When a classified object is used to produce a derived object, classifications propagate by default. A redaction of a Restricted document inherits the Restricted tag until explicitly downgraded by an authorized principal; an extract of a Confidential dataset inherits the Confidential tag. This is handled by the content addressing layer's lineage graph (see Content Addressing): because the platform knows the source CID, it can propagate the source's tags to the new object.

Downgrades are an explicit action, logged on the ledger as a tag change event attributable to the principal who made it.

The handoff to access control

Once an object is tagged, the policy evaluation described in Policies and ABAC has data attributes to reason about. A policy like "Restricted objects require clearance level 3 in the requester's identity claims and must be unwrapped within the approved network zone" becomes expressible and evaluable.

Tags are immutable with respect to cryptography: once an object is wrapped, the tag set in its envelope is signed and cannot be modified without re-wrapping. A re-wrap is a new version of the object with its own CID. This prevents an adversary who has obtained an encrypted envelope from silently reclassifying it to relax the policy that governs its unwrap.

Tagging as a first-class governance activity

Because downstream correctness depends on it, classification is not treated as a secondary concern. The Mesh Dashboard exposes tagging activity as a reviewable dataset: unclassified objects, objects with tag drift (where content-inferred tags disagree with author-assigned tags), and aging objects where the original classifier no longer has authority to re-classify.
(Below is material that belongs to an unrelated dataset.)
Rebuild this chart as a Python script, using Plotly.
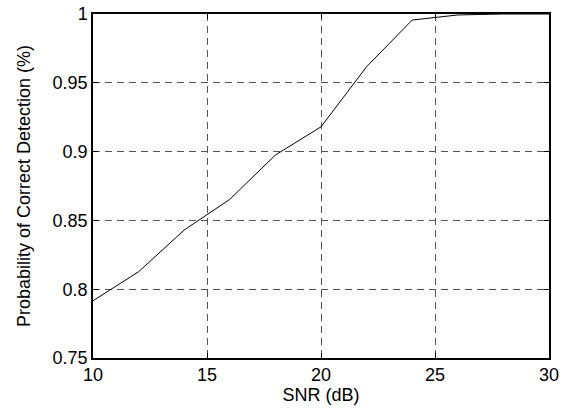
import plotly.graph_objects as go

snr_db = [10, 12, 14, 16, 18, 20, 22, 24, 26, 28, 30]
prob_detect = [0.7916, 0.8127, 0.843, 0.8653, 0.8975, 0.918, 0.9617, 0.9956, 0.9993, 1.0, 1.0]

x_ticks = [10, 15, 20, 25, 30]
y_ticks = [0.75, 0.8, 0.85, 0.9, 0.95, 1]
y_tick_text = ["0.75", "0.8", "0.85", "0.9", "0.95", "1"]

FONT = "Liberation Sans, Arial, sans-serif"

fig = go.Figure()
fig.add_trace(go.Scatter(x=snr_db, y=prob_detect, mode="lines",
                         line=dict(color="black", width=1)))

axis_common = dict(
    showline=True, linecolor="black", linewidth=1.5, mirror="ticks",
    ticks="inside", ticklen=5, tickcolor="black",
    showgrid=True, gridcolor="#555555", gridwidth=1, griddash="7px,5px",
    zeroline=False, ticklabeloverflow="allow", automargin=False,
    tickfont=dict(family=FONT, size=18, color="black"),
)

fig.update_xaxes(range=[10, 30], tickvals=x_ticks,
                 title=dict(text="SNR (dB)", standoff=4,
                            font=dict(family=FONT, size=18, color="black")),
                 **axis_common)
fig.update_yaxes(range=[0.75, 1], tickvals=y_ticks, ticktext=y_tick_text,
                 title=dict(text="Probability of Correct Detection (%)", standoff=17,
                            font=dict(family=FONT, size=18, color="black")),
                 **axis_common)

fig.update_layout(
    width=568, height=417,
    margin=dict(l=93, r=19, t=14, b=59),
    paper_bgcolor="white", plot_bgcolor="white",
    showlegend=False,
)

fig.write_html("out.html", config={"displayModeBar": False},
               post_script="document.body.style.margin='0';document.body.style.overflow='hidden';")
Administrators can require that:

Specific source systems cannot produce untagged objects.
Specific tenants cannot share objects externally without a tag review step.
Specific tag combinations require a second reviewer before the object becomes shareable.

These controls are configured in the Mesh Dashboard — see Configuration → Tag Schema.

Relationship to other concepts

Classifications are attributes that policies evaluate.
Tag changes and downgrades are recorded on the Immutable Ledger.
Tag propagation relies on the content addressing lineage graph.
Tag schemas are configured under Configuration → Tag Schema.